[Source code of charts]

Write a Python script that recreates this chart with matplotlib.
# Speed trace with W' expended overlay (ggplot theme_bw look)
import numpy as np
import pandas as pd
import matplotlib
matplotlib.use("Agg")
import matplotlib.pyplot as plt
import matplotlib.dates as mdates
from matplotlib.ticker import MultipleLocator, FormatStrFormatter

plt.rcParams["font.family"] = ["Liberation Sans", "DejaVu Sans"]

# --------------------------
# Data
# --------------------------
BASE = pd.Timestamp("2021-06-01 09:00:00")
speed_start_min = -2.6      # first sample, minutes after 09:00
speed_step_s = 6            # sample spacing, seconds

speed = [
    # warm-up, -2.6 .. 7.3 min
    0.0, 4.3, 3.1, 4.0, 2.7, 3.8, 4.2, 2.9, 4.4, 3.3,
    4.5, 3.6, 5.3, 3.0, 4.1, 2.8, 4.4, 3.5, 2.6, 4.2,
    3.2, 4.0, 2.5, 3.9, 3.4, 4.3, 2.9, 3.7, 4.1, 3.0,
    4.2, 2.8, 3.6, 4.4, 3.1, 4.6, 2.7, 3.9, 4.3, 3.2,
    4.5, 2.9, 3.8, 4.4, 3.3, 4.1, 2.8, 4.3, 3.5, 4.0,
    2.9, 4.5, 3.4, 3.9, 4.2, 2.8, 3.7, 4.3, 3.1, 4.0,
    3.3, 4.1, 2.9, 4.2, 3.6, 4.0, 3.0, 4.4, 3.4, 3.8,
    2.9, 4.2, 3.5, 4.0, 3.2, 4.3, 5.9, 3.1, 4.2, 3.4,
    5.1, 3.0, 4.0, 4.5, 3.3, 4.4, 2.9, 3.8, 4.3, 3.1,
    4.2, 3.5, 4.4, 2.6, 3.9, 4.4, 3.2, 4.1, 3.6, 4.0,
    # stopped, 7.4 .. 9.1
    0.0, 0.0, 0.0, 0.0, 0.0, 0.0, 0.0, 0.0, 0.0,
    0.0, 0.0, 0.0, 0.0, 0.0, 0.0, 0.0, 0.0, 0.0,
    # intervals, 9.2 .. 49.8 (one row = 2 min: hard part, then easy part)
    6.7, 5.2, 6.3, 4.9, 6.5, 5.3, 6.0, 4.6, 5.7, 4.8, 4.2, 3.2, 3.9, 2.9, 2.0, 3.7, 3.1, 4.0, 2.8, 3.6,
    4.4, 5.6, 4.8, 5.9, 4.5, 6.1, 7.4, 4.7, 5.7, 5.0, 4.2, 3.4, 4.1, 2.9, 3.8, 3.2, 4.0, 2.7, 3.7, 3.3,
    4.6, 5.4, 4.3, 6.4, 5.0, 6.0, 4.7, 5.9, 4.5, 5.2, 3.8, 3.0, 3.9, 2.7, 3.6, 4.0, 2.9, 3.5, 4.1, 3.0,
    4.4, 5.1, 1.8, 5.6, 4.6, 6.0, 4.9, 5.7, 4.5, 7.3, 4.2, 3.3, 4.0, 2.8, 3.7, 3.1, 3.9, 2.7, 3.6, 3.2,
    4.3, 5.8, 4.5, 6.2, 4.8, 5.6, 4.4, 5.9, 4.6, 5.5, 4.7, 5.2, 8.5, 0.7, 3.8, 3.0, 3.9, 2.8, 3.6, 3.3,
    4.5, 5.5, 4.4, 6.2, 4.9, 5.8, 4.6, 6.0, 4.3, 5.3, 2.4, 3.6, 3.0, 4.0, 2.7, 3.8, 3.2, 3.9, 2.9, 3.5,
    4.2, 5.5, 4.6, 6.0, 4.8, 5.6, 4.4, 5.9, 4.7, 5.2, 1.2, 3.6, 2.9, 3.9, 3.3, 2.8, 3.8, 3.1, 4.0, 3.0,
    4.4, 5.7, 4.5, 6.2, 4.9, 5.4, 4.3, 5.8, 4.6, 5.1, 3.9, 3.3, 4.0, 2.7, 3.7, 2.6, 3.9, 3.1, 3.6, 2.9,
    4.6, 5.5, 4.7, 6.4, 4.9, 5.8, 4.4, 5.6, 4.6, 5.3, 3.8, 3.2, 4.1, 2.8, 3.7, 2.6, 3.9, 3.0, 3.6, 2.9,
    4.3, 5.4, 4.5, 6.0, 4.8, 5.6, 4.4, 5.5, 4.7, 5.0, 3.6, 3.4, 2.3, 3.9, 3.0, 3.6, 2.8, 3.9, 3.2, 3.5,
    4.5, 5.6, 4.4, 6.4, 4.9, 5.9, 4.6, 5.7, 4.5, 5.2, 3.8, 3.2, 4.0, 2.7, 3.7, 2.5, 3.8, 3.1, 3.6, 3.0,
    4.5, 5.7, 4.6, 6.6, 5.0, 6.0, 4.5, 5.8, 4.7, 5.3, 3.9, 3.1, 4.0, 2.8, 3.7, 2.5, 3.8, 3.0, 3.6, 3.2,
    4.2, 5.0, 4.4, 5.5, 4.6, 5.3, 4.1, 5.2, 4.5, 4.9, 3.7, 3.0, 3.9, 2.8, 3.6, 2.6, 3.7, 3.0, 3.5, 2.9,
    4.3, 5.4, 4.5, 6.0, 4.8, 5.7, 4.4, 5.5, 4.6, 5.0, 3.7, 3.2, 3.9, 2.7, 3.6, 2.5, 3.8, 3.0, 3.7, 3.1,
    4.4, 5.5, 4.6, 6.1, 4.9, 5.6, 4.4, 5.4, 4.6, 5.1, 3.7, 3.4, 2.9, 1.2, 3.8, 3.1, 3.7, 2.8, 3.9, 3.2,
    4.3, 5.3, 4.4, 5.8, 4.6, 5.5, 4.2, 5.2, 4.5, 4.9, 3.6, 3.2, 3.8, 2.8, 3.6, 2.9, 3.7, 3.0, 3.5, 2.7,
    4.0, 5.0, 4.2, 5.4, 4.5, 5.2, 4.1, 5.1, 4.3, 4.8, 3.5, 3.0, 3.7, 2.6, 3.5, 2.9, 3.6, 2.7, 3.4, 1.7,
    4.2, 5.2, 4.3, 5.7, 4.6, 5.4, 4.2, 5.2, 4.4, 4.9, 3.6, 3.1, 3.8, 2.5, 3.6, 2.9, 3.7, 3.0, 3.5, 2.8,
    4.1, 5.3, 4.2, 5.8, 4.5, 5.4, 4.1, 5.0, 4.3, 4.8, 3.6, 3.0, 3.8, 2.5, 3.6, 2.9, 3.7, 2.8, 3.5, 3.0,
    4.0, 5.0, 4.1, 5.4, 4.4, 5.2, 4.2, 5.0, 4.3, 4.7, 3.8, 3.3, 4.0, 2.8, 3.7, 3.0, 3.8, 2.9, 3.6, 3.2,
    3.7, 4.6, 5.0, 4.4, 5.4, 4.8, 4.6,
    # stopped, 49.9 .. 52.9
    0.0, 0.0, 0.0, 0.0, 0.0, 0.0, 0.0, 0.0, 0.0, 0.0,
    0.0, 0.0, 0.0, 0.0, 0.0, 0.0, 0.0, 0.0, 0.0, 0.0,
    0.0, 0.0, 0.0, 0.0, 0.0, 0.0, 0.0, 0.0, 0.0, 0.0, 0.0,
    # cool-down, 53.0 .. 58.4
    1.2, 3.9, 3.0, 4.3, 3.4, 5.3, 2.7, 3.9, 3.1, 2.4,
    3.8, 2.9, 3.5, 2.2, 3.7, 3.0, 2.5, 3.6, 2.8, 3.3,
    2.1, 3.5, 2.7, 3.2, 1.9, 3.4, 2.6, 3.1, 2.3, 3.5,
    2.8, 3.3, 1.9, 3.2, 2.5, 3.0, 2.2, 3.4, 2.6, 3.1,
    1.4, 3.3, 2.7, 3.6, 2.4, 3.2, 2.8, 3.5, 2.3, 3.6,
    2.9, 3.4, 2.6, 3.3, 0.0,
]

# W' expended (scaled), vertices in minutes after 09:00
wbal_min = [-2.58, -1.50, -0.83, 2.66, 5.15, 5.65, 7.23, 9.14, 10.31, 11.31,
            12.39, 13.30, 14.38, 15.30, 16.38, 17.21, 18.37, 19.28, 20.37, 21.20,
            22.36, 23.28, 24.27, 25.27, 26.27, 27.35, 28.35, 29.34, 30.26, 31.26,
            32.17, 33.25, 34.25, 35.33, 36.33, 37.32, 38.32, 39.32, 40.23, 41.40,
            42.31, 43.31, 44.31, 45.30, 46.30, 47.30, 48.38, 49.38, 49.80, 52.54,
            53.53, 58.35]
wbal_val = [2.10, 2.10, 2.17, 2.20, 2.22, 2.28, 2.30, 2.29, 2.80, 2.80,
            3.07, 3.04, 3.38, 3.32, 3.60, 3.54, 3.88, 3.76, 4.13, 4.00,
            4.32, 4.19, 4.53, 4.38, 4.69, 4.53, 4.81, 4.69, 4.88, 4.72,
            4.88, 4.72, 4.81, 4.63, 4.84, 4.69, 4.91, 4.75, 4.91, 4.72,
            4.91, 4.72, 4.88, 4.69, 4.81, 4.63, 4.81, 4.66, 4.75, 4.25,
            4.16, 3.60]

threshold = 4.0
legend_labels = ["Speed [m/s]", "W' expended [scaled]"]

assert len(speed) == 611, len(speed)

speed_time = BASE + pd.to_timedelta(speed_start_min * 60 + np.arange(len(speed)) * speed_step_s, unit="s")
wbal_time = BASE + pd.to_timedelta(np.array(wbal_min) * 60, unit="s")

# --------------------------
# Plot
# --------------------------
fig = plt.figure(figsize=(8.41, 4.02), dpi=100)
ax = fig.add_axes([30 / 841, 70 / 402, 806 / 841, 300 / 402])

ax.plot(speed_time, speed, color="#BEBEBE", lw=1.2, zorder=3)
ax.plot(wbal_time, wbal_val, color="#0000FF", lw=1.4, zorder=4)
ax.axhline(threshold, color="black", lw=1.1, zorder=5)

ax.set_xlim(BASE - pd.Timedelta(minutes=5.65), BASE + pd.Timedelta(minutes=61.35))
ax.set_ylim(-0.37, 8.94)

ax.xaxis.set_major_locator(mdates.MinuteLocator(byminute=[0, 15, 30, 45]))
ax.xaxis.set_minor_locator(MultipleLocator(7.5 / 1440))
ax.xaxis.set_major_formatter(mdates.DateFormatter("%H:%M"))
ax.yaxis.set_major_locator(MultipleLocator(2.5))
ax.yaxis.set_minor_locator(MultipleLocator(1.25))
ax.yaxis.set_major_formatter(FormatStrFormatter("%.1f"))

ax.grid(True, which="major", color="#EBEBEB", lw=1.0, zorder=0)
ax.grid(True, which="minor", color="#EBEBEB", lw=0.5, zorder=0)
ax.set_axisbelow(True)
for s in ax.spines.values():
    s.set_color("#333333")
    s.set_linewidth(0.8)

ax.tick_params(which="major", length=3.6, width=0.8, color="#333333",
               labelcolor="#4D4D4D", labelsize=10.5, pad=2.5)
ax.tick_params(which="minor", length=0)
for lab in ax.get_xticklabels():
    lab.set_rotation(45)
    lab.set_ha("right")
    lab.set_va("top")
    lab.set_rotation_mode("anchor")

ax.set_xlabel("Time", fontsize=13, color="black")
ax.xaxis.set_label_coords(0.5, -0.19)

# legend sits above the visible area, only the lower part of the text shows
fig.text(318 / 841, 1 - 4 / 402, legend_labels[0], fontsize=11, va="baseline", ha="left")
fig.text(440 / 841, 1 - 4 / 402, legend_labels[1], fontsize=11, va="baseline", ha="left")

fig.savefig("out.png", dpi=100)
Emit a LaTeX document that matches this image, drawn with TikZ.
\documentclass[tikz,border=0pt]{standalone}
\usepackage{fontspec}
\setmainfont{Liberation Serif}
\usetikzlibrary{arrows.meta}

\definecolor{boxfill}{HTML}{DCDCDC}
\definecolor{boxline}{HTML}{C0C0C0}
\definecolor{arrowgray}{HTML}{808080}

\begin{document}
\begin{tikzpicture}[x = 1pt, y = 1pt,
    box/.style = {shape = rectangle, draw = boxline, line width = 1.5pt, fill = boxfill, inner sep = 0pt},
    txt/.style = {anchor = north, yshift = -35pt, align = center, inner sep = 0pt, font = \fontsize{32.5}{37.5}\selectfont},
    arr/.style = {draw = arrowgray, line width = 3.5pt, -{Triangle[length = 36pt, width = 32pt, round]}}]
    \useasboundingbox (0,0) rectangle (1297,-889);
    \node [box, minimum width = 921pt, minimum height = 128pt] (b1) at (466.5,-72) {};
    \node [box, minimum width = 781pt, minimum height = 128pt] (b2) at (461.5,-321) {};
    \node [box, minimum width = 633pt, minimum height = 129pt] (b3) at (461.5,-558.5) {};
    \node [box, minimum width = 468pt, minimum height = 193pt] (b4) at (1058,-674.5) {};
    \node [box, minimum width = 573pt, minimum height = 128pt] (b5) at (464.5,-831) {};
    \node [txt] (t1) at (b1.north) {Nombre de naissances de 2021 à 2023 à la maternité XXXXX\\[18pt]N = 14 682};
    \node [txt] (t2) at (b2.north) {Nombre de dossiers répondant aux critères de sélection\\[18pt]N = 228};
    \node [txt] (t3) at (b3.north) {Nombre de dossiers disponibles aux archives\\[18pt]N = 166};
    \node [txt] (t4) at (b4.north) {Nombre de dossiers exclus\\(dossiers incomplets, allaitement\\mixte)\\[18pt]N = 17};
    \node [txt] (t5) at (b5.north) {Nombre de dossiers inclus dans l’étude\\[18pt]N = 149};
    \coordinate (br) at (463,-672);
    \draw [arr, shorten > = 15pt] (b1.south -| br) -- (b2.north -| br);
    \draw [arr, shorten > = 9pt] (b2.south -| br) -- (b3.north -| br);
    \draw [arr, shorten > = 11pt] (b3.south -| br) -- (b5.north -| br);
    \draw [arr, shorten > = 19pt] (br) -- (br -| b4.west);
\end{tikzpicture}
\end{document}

* REQUIREMENT: Print the records above verbatim from their first line to the line containing "speed_step_s = 6", both included, and stop there.

* ANSWER TO THIS EXERCISE:
Write a Python script that recreates this chart with matplotlib.
# Speed trace with W' expended overlay (ggplot theme_bw look)
import numpy as np
import pandas as pd
import matplotlib
matplotlib.use("Agg")
import matplotlib.pyplot as plt
import matplotlib.dates as mdates
from matplotlib.ticker import MultipleLocator, FormatStrFormatter

plt.rcParams["font.family"] = ["Liberation Sans", "DejaVu Sans"]

# --------------------------
# Data
# --------------------------
BASE = pd.Timestamp("2021-06-01 09:00:00")
speed_start_min = -2.6      # first sample, minutes after 09:00
speed_step_s = 6            # sample spacing, seconds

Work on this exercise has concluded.